Never try on a new corset when you're home alone.
That was the short version of the story. The long version involves ordering a new black costuming piece and having it show up without a busk. For those of you not in the know, that's the metal industrial hook-and-eye dealio up the front that lets you get the corset on loose then tighten the strings down the back.
My Corset People thought a new look was in order, apparently, because this one has a lovely rounded neckline and no busk. I emailed Dan the Corset Guy (who is the real-life version of Valentijn from Perchance To Dream/So Silver Bright, btw) and he emailed back that I just need to wiggle it on over my head.

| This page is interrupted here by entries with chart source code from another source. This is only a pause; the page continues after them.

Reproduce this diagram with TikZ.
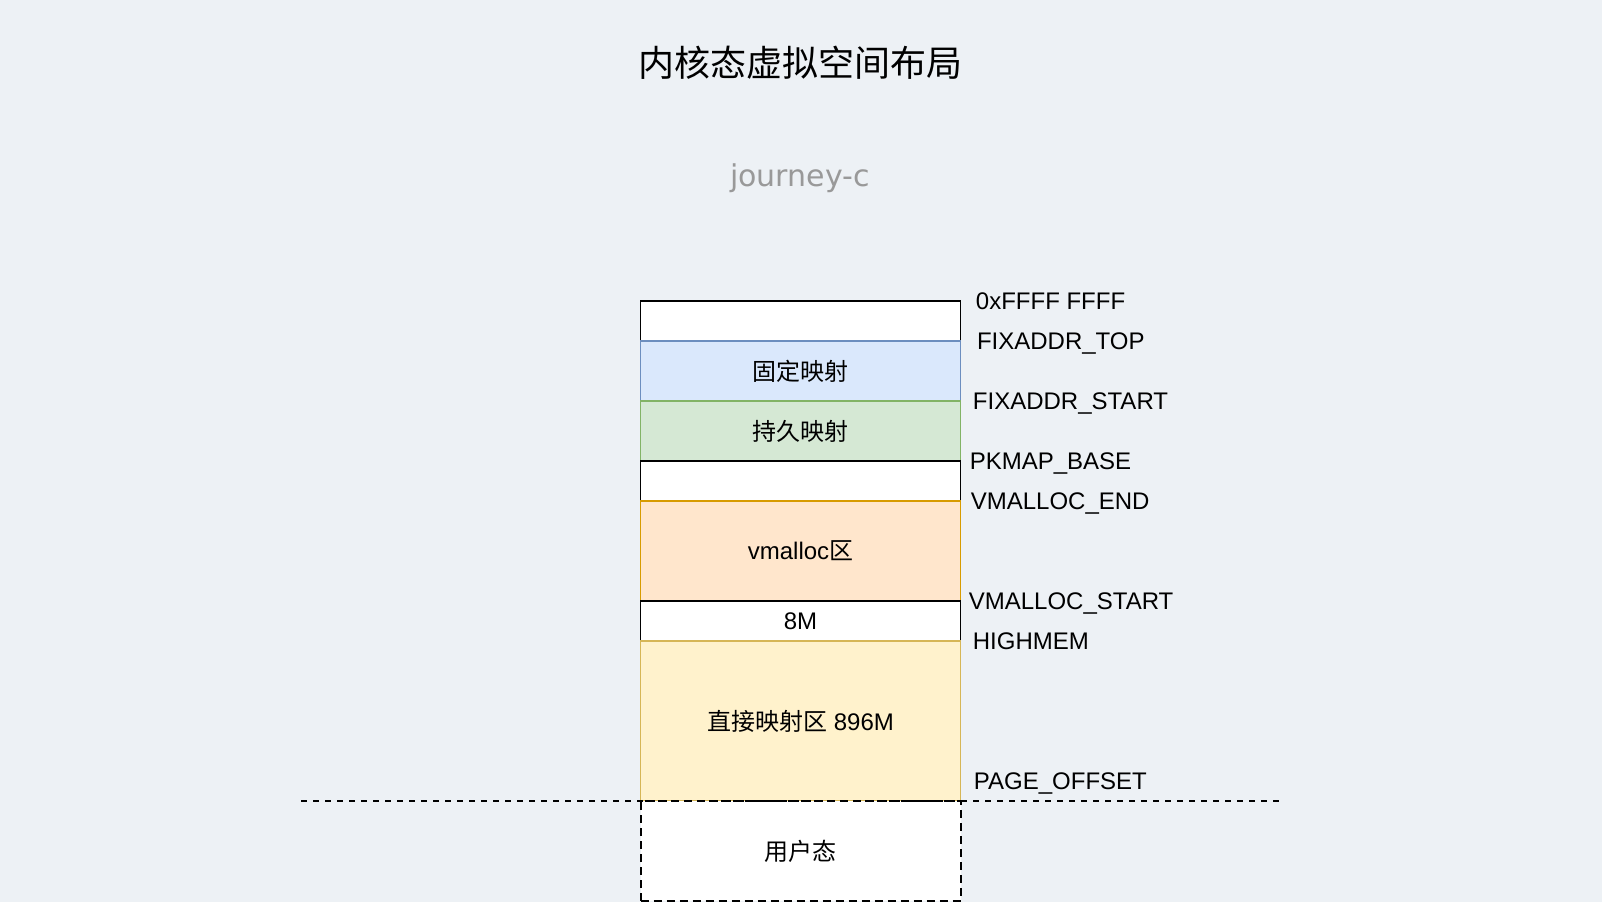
\documentclass[tikz,border=0pt]{standalone}
\usepackage{fontspec}
\setmainfont{Liberation Sans}
\newfontfamily\cjk{Noto Sans CJK SC}
\newfontfamily\handfont{DejaVu Sans}
\usetikzlibrary{positioning}
\definecolor{bgcol}{HTML}{EDF1F5}
\definecolor{fixfill}{HTML}{DAE8FC}
\definecolor{fixline}{HTML}{6C8EBF}
\definecolor{pkfill}{HTML}{D5E8D4}
\definecolor{pkline}{HTML}{82B366}
\definecolor{vmfill}{HTML}{FFE6CC}
\definecolor{vmline}{HTML}{D79B00}
\definecolor{dirfill}{HTML}{FFF2CC}
\definecolor{dirline}{HTML}{D6B656}
\tikzset{
  layer/.style={rectangle, minimum width=320pt, inner sep=0pt, line width=1.8pt,
    font=\fontsize{24}{29}\selectfont},
  addr/.style={anchor=west, inner sep=0pt, text height=17pt, text depth=0pt,
    font=\fontsize{24}{29}\selectfont},
  cut/.style={line width=2pt, dash pattern=on 6pt off 6pt}
}
% name, centre y, height, colours, text
\newcommand\memlayer[5]
{
\node[layer, #4, minimum height=#3pt] (#1) at (800.5,#2) {#5};
}

\begin{document}
\begin{tikzpicture}[x=1pt, y=-1pt]
\fill[bgcol] (0,0) rectangle (1602,902);
\useasboundingbox (0,0) rectangle (1602,902);
\node[font=\cjk\fontsize{36}{44}\selectfont] (title) at (800,63) {内核态虚拟空间布局};
\node[anchor=base, text=black!40, font=\handfont\fontsize{30}{36}\selectfont] (sign) at (800,186) {journey-c};
% kernel part, top to bottom
\memlayer{top}{321}{40}{fill=white, draw=black}{}
\memlayer{fixmap}{371}{60}{fill=fixfill, draw=fixline}{\cjk 固定映射}
\memlayer{pkmap}{431}{60}{fill=pkfill, draw=pkline}{\cjk 持久映射}
\memlayer{gap}{481}{40}{fill=white, draw=black}{}
\memlayer{vmalloc}{551}{100}{fill=vmfill, draw=vmline}{vmalloc{\cjk 区}}
\memlayer{guard}{621}{40}{fill=white, draw=black}{8M}
\memlayer{direct}{721}{160}{fill=dirfill, draw=dirline}{{\cjk 直接映射区} 896M}
\memlayer{user}{851}{100}{fill=white, draw=black, line width=2pt, dash pattern=on 8pt off 5pt}{\cjk 用户态}
% addresses
\node[addr] (a0) at (975.7,301) {0xFFFF FFFF};
\node[addr] (a1) at (976.8,341) {FIXADDR\_TOP};
\node[addr] (a2) at (972.7,401) {FIXADDR\_START};
\node[addr] (a3) at (969.6,461) {PKMAP\_BASE};
\node[addr] (a4) at (970.6,501) {VMALLOC\_END};
\node[addr] (a5) at (968.6,601) {VMALLOC\_START};
\node[addr] (a6) at (972.7,641) {HIGHMEM};
\node[addr] (a7) at (973.7,781) {PAGE\_OFFSET};
% user / kernel split
\coordinate (cutL) at (301,801);
\coordinate (cutR) at (1279,801);
\draw[cut] (cutL) -- (cutR);
\end{tikzpicture}
\end{document}
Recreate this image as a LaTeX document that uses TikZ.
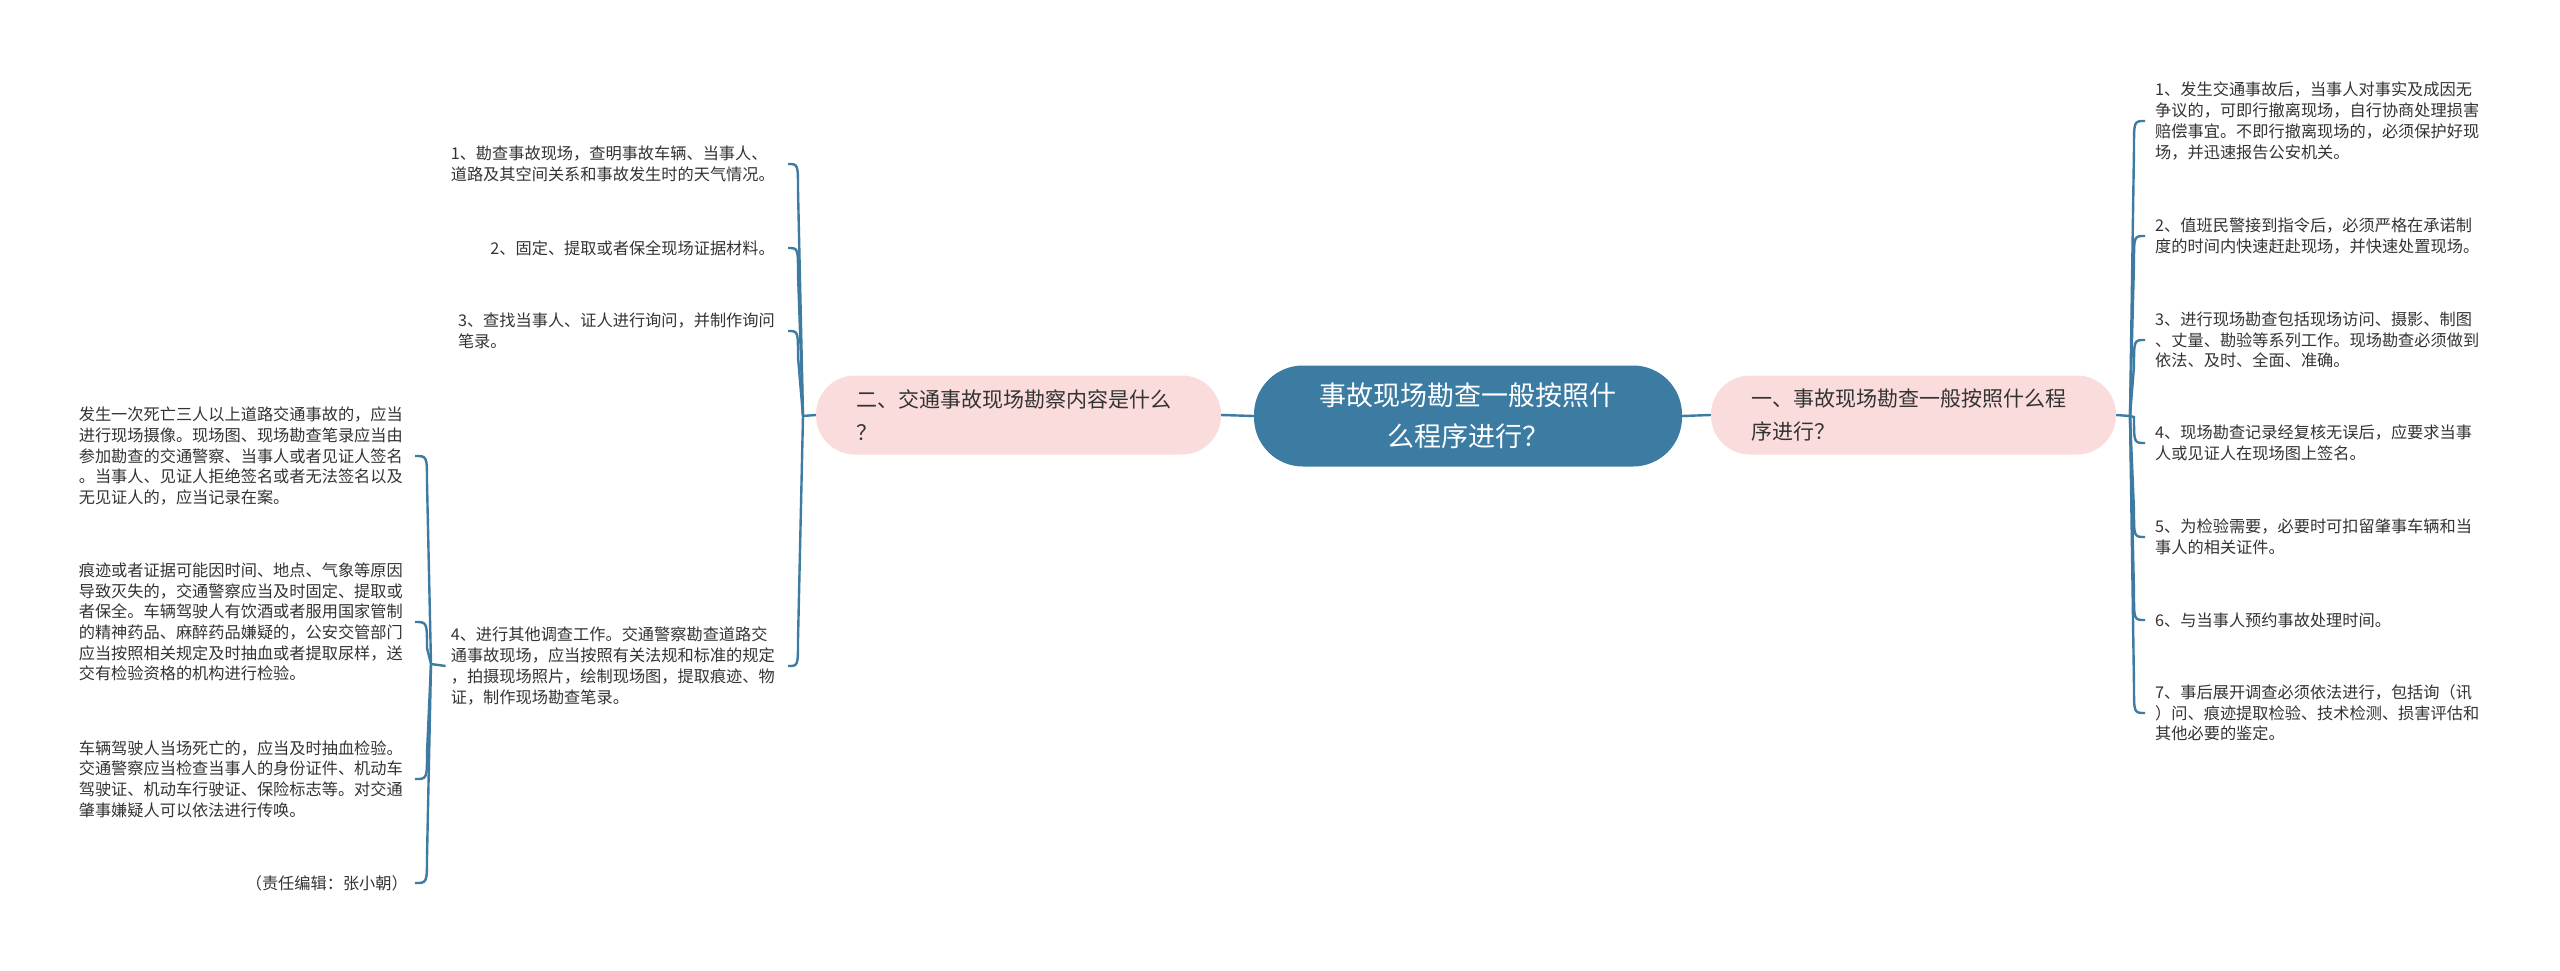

Let's say the next ten minutes are full of wiggling. And once it is on, it's darling and different and hell-to-the-yes sexy. I am chuffed.
Five seconds later, I realize that I'm also stuck. Because she who wiggles a corset down by the bottom edge cannot contort enough to reverse the process.
Check the clock. "Oh, it's only 30 minutes to lunch and when The Boy gets home. I can hang out that long. Ahahahah. AHAHAHAHAHAH."
*...WHEEZE as I realize that clock didn't get changed after Daylight Savings Time and it's an hour and half until he gets home*
I might have sent my long-suffering writer-pal Glenn a flail-y email about being stuck in my ladygear and that I was having a sexy panic attack. He was kind enough not to laugh at me, suggesting instead any number of things (once he got a clear mental picture of WTF I'd done to myself) before telling me to turn it front-to-back to access the laces.
I held out another 15 minutes before caving, unlacing it halfway up the back and then wriggling out of it.Now see the love I have for all of you? I do these things so you don't have to! LEARN FROM MY MISTAKES.